Melihat rupa topeng mengingatkan kita pada topeng kala suatu figure berwajah seram, bertaring. Figure rupa ini dapat juga diamati pada barongan, kucingan, dan cepaplok yang pada prinsipnya terhubung dengan konsep buta bethara kala. Suatu figure yang diprasangkai sebagai sumber kekuatan jahat dan penimbul malapetaka. Citra magis topeng gendruwo dapat juga dilihat pada figure topeng thethek melek yang melekat pada pertunjukan kuda kepang. Pola estetika yang melekat pada tarian gendruwo merupakan pola empat yang terkait dengan konsep kosmik keblat papat lima pancer, dalam wacana retorika kebatinan jawa ego merupakan pancer dari keempat nafsu.

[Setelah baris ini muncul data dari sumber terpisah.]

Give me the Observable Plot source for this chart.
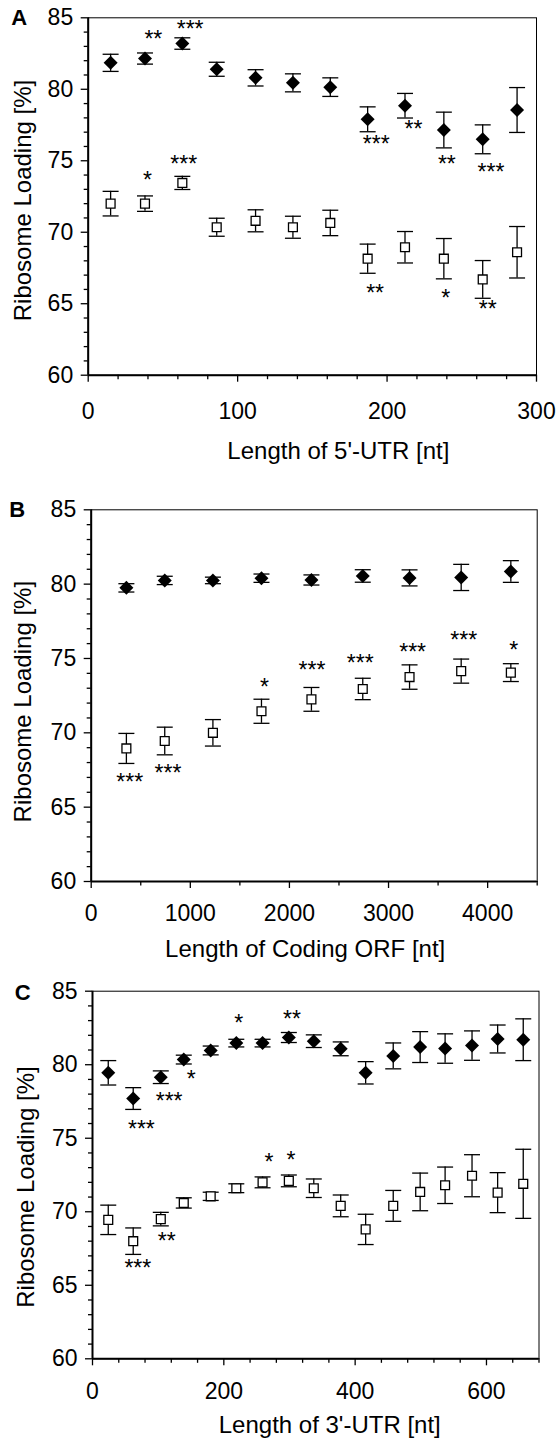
<!DOCTYPE html>
<html><head><meta charset="utf-8">
<script src="https://cdn.jsdelivr.net/npm/d3@7"></script>
<script src="https://cdn.jsdelivr.net/npm/@observablehq/plot@0.6"></script>
<style>
body{margin:0;background:#fff;}
#chart svg{display:block;}
</style></head><body><div id="chart"></div>
<script>
// ---------- Panel A: 5'-UTR ----------
const xA = [15, 38, 63, 86, 112, 137, 162, 187, 212, 238, 264, 287];
const filledA = [81.85, 82.15, 83.2, 81.4, 80.8, 80.45, 80.15, 77.9, 78.85, 77.15, 76.5, 78.55];
const filledErrA = [0.6, 0.39, 0.4, 0.49, 0.57, 0.63, 0.65, 0.87, 0.86, 1.25, 1.01, 1.57];
const openA = [72.0, 72.0, 73.45, 70.35, 70.8, 70.35, 70.65, 68.15, 68.95, 68.15, 66.7, 68.6];
const openErrA = [0.86, 0.54, 0.46, 0.63, 0.77, 0.77, 0.89, 1.02, 1.1, 1.41, 1.32, 1.8];
const starXA = [43.6, 68.2, 192.7, 217.7, 240, 269.5, 39.6, 63.9, 192, 239.2, 267.3];
const starYA = [83.88, 84.58, 76.54, 77.54, 75.14, 74.52, 73.98, 75.14, 66.06, 65.71, 64.96];
const starTextA = ["**", "***", "***", "**", "**", "***", "*", "***", "**", "*", "**"];
const xMajorA = [0, 100, 200, 300];
const xMinorA = [20, 40, 60, 80, 120, 140, 160, 180, 220, 240, 260, 280];

// ---------- Panel B: Coding ORF ----------
const xB = [355, 742, 1228, 1718, 2222, 2740, 3212, 3733, 4234];
const filledB = [79.75, 80.25, 80.25, 80.4, 80.28, 80.55, 80.42, 80.45, 80.85];
const filledErrB = [0.28, 0.28, 0.22, 0.28, 0.34, 0.42, 0.54, 0.88, 0.73];
const openB = [68.95, 69.45, 70.0, 71.45, 72.25, 72.95, 73.75, 74.15, 74.05];
const openErrB = [1.01, 0.93, 0.89, 0.81, 0.8, 0.72, 0.82, 0.81, 0.6];
const starXB = [389, 775, 1748, 2227, 2714, 3243, 3759, 4263];
const starYB = [67.05, 67.63, 73.44, 74.52, 75.04, 75.75, 76.54, 75.87];
const starTextB = ["***", "***", "*", "***", "***", "***", "***", "*"];
const xMajorB = [0, 1000, 2000, 3000, 4000];
const xMinorB = [500, 1500, 2500, 3500, 4500];

// ---------- Panel C: 3'-UTR ----------
const xC = [24, 62, 104, 139, 180, 219, 259, 299, 337, 378, 416, 458, 499, 537, 578, 617, 656];
const filledC = [79.45, 77.7, 79.15, 80.35, 80.97, 81.47, 81.47, 81.85, 81.6, 81.08, 79.45, 80.6, 81.2, 81.1, 81.3, 81.75, 81.7];
const filledErrC = [0.83, 0.74, 0.43, 0.3, 0.3, 0.26, 0.26, 0.34, 0.43, 0.47, 0.76, 0.88, 1.05, 1.0, 1.0, 0.95, 1.42];
const openC = [69.45, 68.0, 69.5, 70.6, 71.05, 71.6, 72.0, 72.1, 71.6, 70.4, 68.8, 70.4, 71.35, 71.8, 72.45, 71.3, 71.9];
const openErrC = [1.0, 0.9, 0.46, 0.35, 0.28, 0.3, 0.37, 0.4, 0.63, 0.74, 1.03, 1.05, 1.28, 1.24, 1.43, 1.36, 2.35];
const starXC = [222.6, 303.7, 74.4, 116.7, 150.4, 69, 112.9, 268.8, 302.4];
const starYC = [83.19, 83.42, 75.95, 77.87, 79.39, 66.49, 68.37, 73.69, 73.85];
const starTextC = ["*", "**", "***", "***", "*", "***", "**", "*", "*"];
const xMajorC = [0, 200, 400, 600];
const xMinorC = [40, 80, 120, 160, 240, 280, 320, 360, 440, 480, 520, 560, 640, 680];

// ---------- shared ----------
const yMajor = [60, 65, 70, 75, 80, 85];
const yMinor = d3.range(60, 86).filter(v => v % 5 !== 0);
const yLabel = "Ribosome Loading [%]";

const FONT = "'Liberation Sans', Arial, Helvetica, sans-serif";
const capSymbol = {draw(ctx) { ctx.moveTo(-8, 0); ctx.lineTo(8, 0); }};
const plain = d => String(d);

function panel(cfg) {
  const rows = cfg.x.map((x, i) => ({x, f: cfg.filled[i], fe: cfg.filledErr[i], o: cfg.open[i], oe: cfg.openErr[i]}));
  const stars = cfg.starX.map((x, i) => ({x, y: cfg.starY[i], t: cfg.starText[i]}));
  const sw = 1.3;
  return Plot.plot({
    width: 559,
    height: cfg.height,
    marginTop: cfg.mt, marginBottom: cfg.mb, marginLeft: cfg.ml, marginRight: cfg.mr,
    style: {fontFamily: FONT, color: "black", background: "white", overflow: "visible"},
    x: {domain: cfg.xDomain, label: null},
    y: {domain: [60, 85], label: null},
    marks: [
      // error bars
      Plot.ruleX(rows, {x: "x", y1: d => d.f - d.fe, y2: d => d.f + d.fe, stroke: "black", strokeWidth: sw}),
      Plot.ruleX(rows, {x: "x", y1: d => d.o - d.oe, y2: d => d.o + d.oe, stroke: "black", strokeWidth: sw}),
      Plot.dot(rows, {x: "x", y: d => d.f + d.fe, symbol: capSymbol, fill: "none", stroke: "black", strokeWidth: sw}),
      Plot.dot(rows, {x: "x", y: d => d.f - d.fe, symbol: capSymbol, fill: "none", stroke: "black", strokeWidth: sw}),
      Plot.dot(rows, {x: "x", y: d => d.o + d.oe, symbol: capSymbol, fill: "none", stroke: "black", strokeWidth: sw}),
      Plot.dot(rows, {x: "x", y: d => d.o - d.oe, symbol: capSymbol, fill: "none", stroke: "black", strokeWidth: sw}),
      // markers
      Plot.dot(rows, {x: "x", y: "f", symbol: "diamond2", r: 6.3, fill: "black", stroke: "none"}),
      Plot.dot(rows, {x: "x", y: "o", symbol: "square", r: 5, fill: "white", stroke: "black", strokeWidth: sw}),
      // significance stars
      Plot.text(stars, {x: "x", y: "y", text: "t", fontSize: 23, dy: 5.5, lineAnchor: "middle", textAnchor: "middle"}),
      // frame and axes
      Plot.frame({stroke: "black", strokeWidth: 1}),
      Plot.ruleX([cfg.xDomain[0]], {stroke: "black", strokeWidth: 2}),
      Plot.ruleY([60], {stroke: "black", strokeWidth: 2}),
      Plot.axisY({ticks: yMajor, tickSize: 7, tickPadding: 8, fontSize: 23, tickFormat: plain, strokeWidth: sw, label: null}),
      Plot.axisY({ticks: yMinor, tickSize: 4, tickFormat: () => "", strokeWidth: sw, label: null}),
      Plot.axisX({ticks: cfg.xMajor, tickSize: 7, tickPadding: cfg.xPad, fontSize: 23, tickFormat: plain, strokeWidth: sw, label: null}),
      Plot.axisX({ticks: cfg.xMinor, tickSize: 4.5, tickFormat: () => "", strokeWidth: sw, label: null}),
      // axis titles and panel letter
      Plot.text([cfg.xLabel], {frameAnchor: "bottom", dx: cfg.xLabelDx, dy: cfg.xLabelDy, fontSize: 24, lineAnchor: "middle", textAnchor: "middle"}),
      Plot.text([yLabel], {frameAnchor: "left", rotate: -90, dx: cfg.yLabelDx, dy: cfg.yLabelDy, fontSize: 24, lineAnchor: "middle", textAnchor: "middle"}),
      Plot.text([cfg.letter], {frameAnchor: "top-left", dx: cfg.letterDx, dy: cfg.letterDy, fontSize: 22, fontWeight: "bold", lineAnchor: "middle", textAnchor: "middle"})
    ]
  });
}

const chart = document.getElementById("chart");
chart.appendChild(panel({
  x: xA, filled: filledA, filledErr: filledErrA, open: openA, openErr: openErrA,
  starX: starXA, starY: starYA, starText: starTextA,
  xMajor: xMajorA, xMinor: xMinorA, xDomain: [0, 300],
  xLabel: "Length of 5'-UTR [nt]", letter: "A",
  height: 480, mt: 17.3, mb: 105.3, ml: 87.7, mr: 23,
  xPad: 20, xLabelDx: 26, xLabelDy: 76, yLabelDx: -64.7, yLabelDy: 4, letterDx: -69, letterDy: 0.5
}));
chart.appendChild(panel({
  x: xB, filled: filledB, filledErr: filledErrB, open: openB, openErr: openErrB,
  starX: starXB, starY: starYB, starText: starTextB,
  xMajor: xMajorB, xMinor: xMinorB, xDomain: [0, 4500],
  xLabel: "Length of Coding ORF [nt]", letter: "B",
  height: 480, mt: 29.3, mb: 79, ml: 90.7, mr: 22.3,
  xPad: 16.6, xLabelDx: -9, xLabelDy: 67.4, yLabelDx: -67.7, yLabelDy: 6, letterDx: -74, letterDy: 0
}));
chart.appendChild(panel({
  x: xC, filled: filledC, filledErr: filledErrC, open: openC, openErr: openErrC,
  starX: starXC, starY: starYC, starText: starTextC,
  xMajor: xMajorC, xMinor: xMinorC, xDomain: [0, 680],
  xLabel: "Length of 3'-UTR [nt]", letter: "C",
  height: 479, mt: 30.7, mb: 80.7, ml: 92, mr: 20.5,
  xPad: 17.3, xLabelDx: 14, xLabelDy: 66.7, yLabelDx: -66.2, yLabelDy: 12, letterDx: -69.7, letterDy: 2
}));
</script>
</body></html>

Topeng-topeng ini pada prinsipnya terkait dengan pandangan masyarakat jawa tentang kesadaran kosmik atas ego dan nafsu yang menyertainya, kesadaran tentang keblat papat empat arah mata angin dan ego sebagai pusatnya.
Kesan tersebut juga nampak dalam figure Topeng Roro Ayu dan topeng Roro Perot oleh beberapa peneliti dipersepsikan sebagai gambaran klas sosial masyarakat, ada bendara;tuan dan batur;panakawan yang selalu digambarkan dalam ekspresi halus cantik rupawan dan buruk rupa. Oposisi binare nampak tegas dalam pola simbolik kedua figure topeng ini, dua hal yang berlawanan tetapi selalu dipasangkan (yakob Sumardjo 2006:49).

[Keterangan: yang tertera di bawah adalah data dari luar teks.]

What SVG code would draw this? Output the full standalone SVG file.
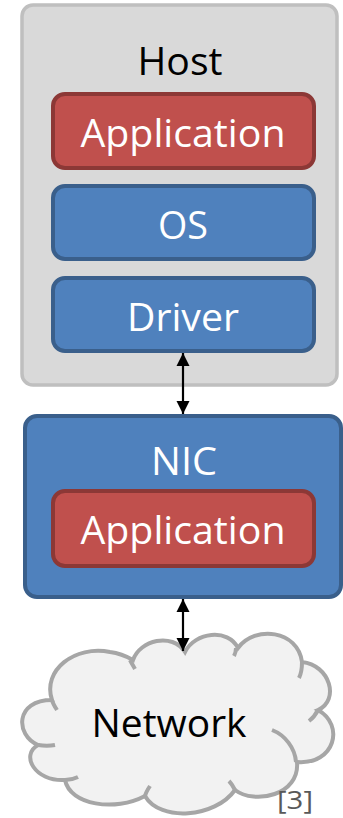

Topeng Kakek sakti, sebagai sentra lebih mencerminkan yang pencari pencerahan. Menandakan kematangan dunia batin suatu ego yang telah sempurna menemukan “aku” yang sejati sehingga memiliki shyakti menjadi penunjuk jalan mencapai pencerahan hidup bagi lingkungan masyarakatnya. Dari figure-figur topeng yang ada dalam pertunjukan ritual Dongkrek dapat digambarkan pola simbolik penguasaan kesadaran tentang kosmik dalam masyarakat penuturnya. Figure yang menjadi poros/pancer dalam ritual tolak balak dalam Dongkrek adalak kakek sakti, ordinat kosmik horizontal dan vertikalnya dua topeng roro ayu dan roro perot. Ordinat vertical rara ayu dan rara perot simbol dunia alus dan kasar, pada ordinat horizontal simbol baik dan buruk.

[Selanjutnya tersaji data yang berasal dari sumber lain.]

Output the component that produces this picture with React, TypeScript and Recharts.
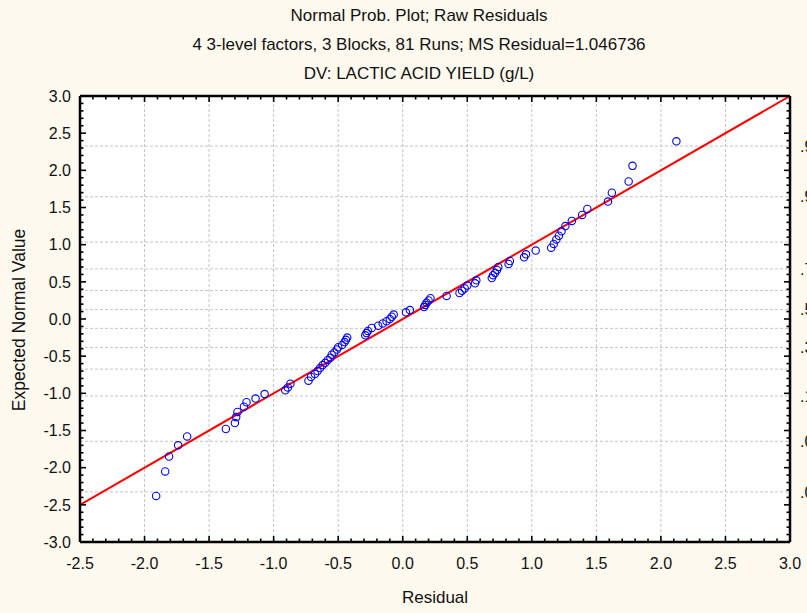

Empat topeng gendruwo dalam konteks ini merupakan agen pembentuk terjadinya dinamika kosmik, gangguan kenyamanan, yang akan selalu muncul dalam siklus kosmik dalam putaran waktu. Pola simbolik drama ritual tolak bala, pengusiran roh jahat. Empat gendruwo dipersepsikan sebagai buta kala representasi dari dinamika ruang dan waktu.
Musik
Intrumen musik dalam pertunjukan Dongkrek terdiri dari korek, bedhug, beri, gong, kentongan, dan kenong. Musik dimainkan untuk mengiringi ritual arak-arakan tolak bala dan pengusiran roh-roh jahat yang mengganggu. Semua alat musik dimainkan dengan pola tiga nada secara beraturan, pola tabuhan itu diulang-ulang sehingga menghasilkan tempo yang monoton. Pengulangan musik yang terus menerus menimbulkan daya magis.
Pola musikal yang digunakan pada pertunjukan ritual Dongkrek memiliki kemiripan dengan pola musikal yang digunakan pada bentuk-bentuk sajian musim ritual masyarakar jawa pada umumnya. Musik merespon gerhana bulan, gerhana matahari, juga musik yang digunakan untuk menemukan kembali orang hilang yang diculik oleh lelembut/kalap pada dunia lain “alaming lelembut” Instrument kentongan, alat dapur, maupun bahan lainnya yang dapat menjadi tetabuhan magis dihadirkan,untuk mengatasi masalah secara simbolik.
1). Alat musik kentongan pada pementasan kesenian Dongkrek biasanya menggunakan 3 buah, Dimaksudkan agar masyarakat berkumpul bila mendengar “titir”. Titir adalah sebutan dari kata lain kentongan yang dibunyikan. Adapun karakter bunyi yang ditimbulkan dari kentongan adalah thok, thok, thok.
2) Kenong, memiliki sentuhan emosioanl hening. Dalam tradisi masyarakat jawa terdapat ungkapan tentang instrument kenong yang mencerminkan keheningan, meditasi suci. Istilah heneng, hening, hnong, mencerminkan laku meditasi mendekatkan diri pada sang pencipta alam semesta.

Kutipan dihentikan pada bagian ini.